Fitz uses this article to present a project whose goal is to "make the social graph a community asset." In other words, if you're friends on LiveJournal, you should be friends on Facebook, and vice versa; it should, moreover, be trivial for emerging social networking sites to get their hands on this data. The idea is this: we're talking about a number of relationships that are entirely analogous here. If we could all just pull together and cooperate, we wouldn't have to rebuild our social networks on every site we join.

The problem is that these relationships aren't entirely analogous or, at least, there's room for questioning the analogy. Is being friends on Facebook really the same thing as being friends on LiveJournal? Are LiveJournal friends exactly like MySpace friends? Flickr contacts? Last.fm "neighbors"? It strikes me that the functionality and semantics of the "friend" relationship on each of these sites is very different.
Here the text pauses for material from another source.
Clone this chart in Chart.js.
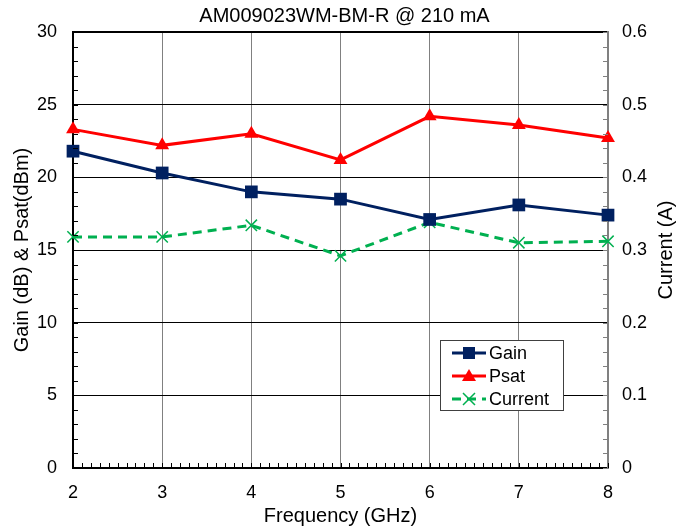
<!DOCTYPE html>
<html>
<head>
<meta charset="utf-8">
<script src="https://cdn.jsdelivr.net/npm/chart.js@4/dist/chart.umd.min.js"></script>
<style>
  body { margin: 0; background: #fff; }
  #wrap { width: 689px; height: 532px; }
</style>
</head>
<body>
<div id="wrap"><canvas id="gainChart" width="689" height="532"></canvas></div>
<script>
// data
const freq = [2, 3, 4, 5, 6, 7, 8];
const gain = [21.8, 20.3, 19.0, 18.5, 17.1, 18.1, 17.4];
const psat = [23.3, 22.2, 23.0, 21.2, 24.2, 23.6, 22.7];
const current = [0.318, 0.318, 0.334, 0.292, 0.338, 0.310, 0.312];

const navy = '#002060';
const red = '#FF0000';
const green = '#00B050';
const fontFamily = '"Liberation Sans", Arial, sans-serif';

Chart.defaults.font.family = fontFamily;
Chart.defaults.color = '#000';

const toXY = (ys) => ys.map((v, i) => ({ x: freq[i], y: v }));

// minor ticks, drawn inward like the original
const minorTicks = {
    id: 'minorTicks',
    afterDraw(chart) {
        const ctx = chart.ctx;
        const a = chart.chartArea;
        const x = chart.scales.x, y = chart.scales.y, y1 = chart.scales.y1;
        ctx.save();
        ctx.lineWidth = 1;
        ctx.strokeStyle = '#000';
        for (let i = 0; i <= 60; i++) {
            const px = Math.round(x.getPixelForValue(2 + i / 10)) + 0.5;
            ctx.beginPath();
            ctx.moveTo(px, a.bottom);
            ctx.lineTo(px, a.bottom - 5);
            ctx.stroke();
        }
        for (let i = 0; i <= 30; i++) {
            const py = Math.round(y.getPixelForValue(i)) + 0.5;
            ctx.beginPath();
            ctx.moveTo(a.left, py);
            ctx.lineTo(a.left + 5, py);
            ctx.stroke();
        }
        ctx.strokeStyle = '#808080';
        for (let i = 0; i <= 30; i++) {
            const py = Math.round(y1.getPixelForValue(i * 0.02)) + 0.5;
            ctx.beginPath();
            ctx.moveTo(a.right, py);
            ctx.lineTo(a.right - 5, py);
            ctx.stroke();
        }
        // right axis title, reading bottom to top
        ctx.fillStyle = '#000';
        ctx.font = '20px ' + fontFamily;
        ctx.translate(666, (a.top + a.bottom) / 2);
        ctx.rotate(-Math.PI / 2);
        ctx.textAlign = 'center';
        ctx.textBaseline = 'middle';
        ctx.fillText('Current (A)', 0, 0);
        ctx.restore();
    }
};

// legend box inside the plot
const boxLegend = {
    id: 'boxLegend',
    afterDraw(chart) {
        const ctx = chart.ctx;
        const bx = 440, by = 340, bw = 123, bh = 70;
        ctx.save();
        ctx.fillStyle = '#fff';
        ctx.fillRect(bx, by, bw, bh);
        ctx.strokeStyle = '#404040';
        ctx.lineWidth = 1;
        ctx.strokeRect(bx + 0.5, by + 0.5, bw, bh);
        chart.data.datasets.forEach((ds, i) => {
            const cy = by + 13 + i * 23;
            const x0 = bx + 12, x1 = bx + 46, cx = (x0 + x1) / 2;
            ctx.strokeStyle = ds.borderColor;
            ctx.lineWidth = 3;
            ctx.setLineDash(ds.borderDash || []);
            ctx.beginPath();
            ctx.moveTo(x0, cy);
            ctx.lineTo(x1, cy);
            ctx.stroke();
            ctx.setLineDash([]);
            ctx.fillStyle = ds.pointBackgroundColor;
            ctx.strokeStyle = ds.pointBorderColor;
            if (ds.pointStyle === 'rect') {
                ctx.fillRect(cx - 6, cy - 6, 12, 12);
            } else if (ds.pointStyle === 'triangle') {
                ctx.beginPath();
                ctx.moveTo(cx, cy - 7);
                ctx.lineTo(cx + 7, cy + 5);
                ctx.lineTo(cx - 7, cy + 5);
                ctx.closePath();
                ctx.fill();
            } else {
                ctx.lineWidth = 1.5;
                ctx.beginPath();
                ctx.moveTo(cx - 6, cy - 6); ctx.lineTo(cx + 6, cy + 6);
                ctx.moveTo(cx + 6, cy - 6); ctx.lineTo(cx - 6, cy + 6);
                ctx.stroke();
            }
            ctx.fillStyle = '#000';
            ctx.font = '18px ' + fontFamily;
            ctx.textBaseline = 'middle';
            ctx.fillText(ds.label, x1 + 3, cy + 1);
        });
        ctx.restore();
    }
};

const gainChart = new Chart(document.getElementById('gainChart'), {
    type: 'line',
    data: {
        datasets: [
            {
                label: 'Gain',
                data: toXY(gain),
                yAxisID: 'y',
                clip: false,
                borderColor: navy,
                borderWidth: 3,
                pointStyle: 'rect',
                pointRadius: 9,
                pointBackgroundColor: navy,
                pointBorderColor: navy,
                pointBorderWidth: 0
            },
            {
                label: 'Psat',
                data: toXY(psat),
                yAxisID: 'y',
                clip: false,
                borderColor: red,
                borderWidth: 3,
                pointStyle: 'triangle',
                pointRadius: 8,
                pointBackgroundColor: red,
                pointBorderColor: red,
                pointBorderWidth: 0
            },
            {
                label: 'Current',
                data: toXY(current),
                yAxisID: 'y1',
                clip: false,
                borderColor: green,
                borderWidth: 3,
                borderDash: [9, 6],
                pointStyle: 'crossRot',
                pointRadius: 8,
                pointBackgroundColor: green,
                pointBorderColor: green,
                pointBorderWidth: 1.5
            }
        ]
    },
    options: {
        responsive: false,
        animation: false,
        layout: { padding: 0 },
        plugins: {
            legend: { display: false },
            tooltip: { enabled: false },
            title: {
                display: true,
                text: 'AM009023WM-BM-R @ 210 mA',
                font: { size: 20, weight: 'normal' },
                color: '#000',
                padding: { top: 4, bottom: 4 }
            }
        },
        scales: {
            x: {
                type: 'linear',
                min: 2,
                max: 8,
                ticks: { stepSize: 1, font: { size: 18 }, padding: 14 },
                grid: { color: '#808080', lineWidth: 1, drawTicks: false },
                border: { color: '#000', width: 2 },
                title: { display: true, text: 'Frequency (GHz)', font: { size: 20 }, padding: { top: 2 } },
                afterFit: (s) => { s.height = 64; }
            },
            y: {
                position: 'left',
                min: 0,
                max: 30,
                ticks: { stepSize: 5, font: { size: 18 }, padding: 16 },
                grid: {
                    color: '#000',
                    lineWidth: (c) => (c.tick && c.tick.value === 30 ? 2 : 1),
                    drawTicks: false
                },
                border: { color: '#000', width: 2 },
                title: { display: true, text: 'Gain (dB) & Psat(dBm)', font: { size: 20 }, padding: { top: 10, bottom: 0 } },
                afterFit: (s) => { s.width = 73; }
            },
            y1: {
                position: 'right',
                min: 0,
                max: 0.6,
                ticks: { stepSize: 0.1, font: { size: 18 }, padding: 14 },
                grid: { drawOnChartArea: false, drawTicks: false },
                border: { color: '#808080', width: 2 },
                afterFit: (s) => { s.width = 81; }
            }
        }
    },
    plugins: [minorTicks, boxLegend]
});
</script>
</body>
</html>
The software uses the relationship for different functions (hiding information, revealing information, making recommendations, etc.); different criteria must be met in order for someone to be counted as a "friend" (or "neighbor" or "contact" or whatever).

The belief that these relationships are somehow, deep down, essentially the same is, in my opinion, a mistake. It's a problem of mapping: a classic confusion of the map and the territory. The formalization of the system (the map) only accounts for only a subset (maybe even an imaginary subset) of "friend" relationship in practice (the territory).

It occurs to me that these subtle differences in the way relationships are created, maintained, and abandoned, and what the relationship means in terms of the way the software works, are all factors in what makes a particular social site unique. (E.g., Being able to easily find and grant privileges to schoolmates on Facebook is essentially what made Facebook popular.) Moreover, the fact that these social software sites exist in separate social "enclaves" may actually be a feature - it functions as a way of partitioning different social groups and different ways of socializing.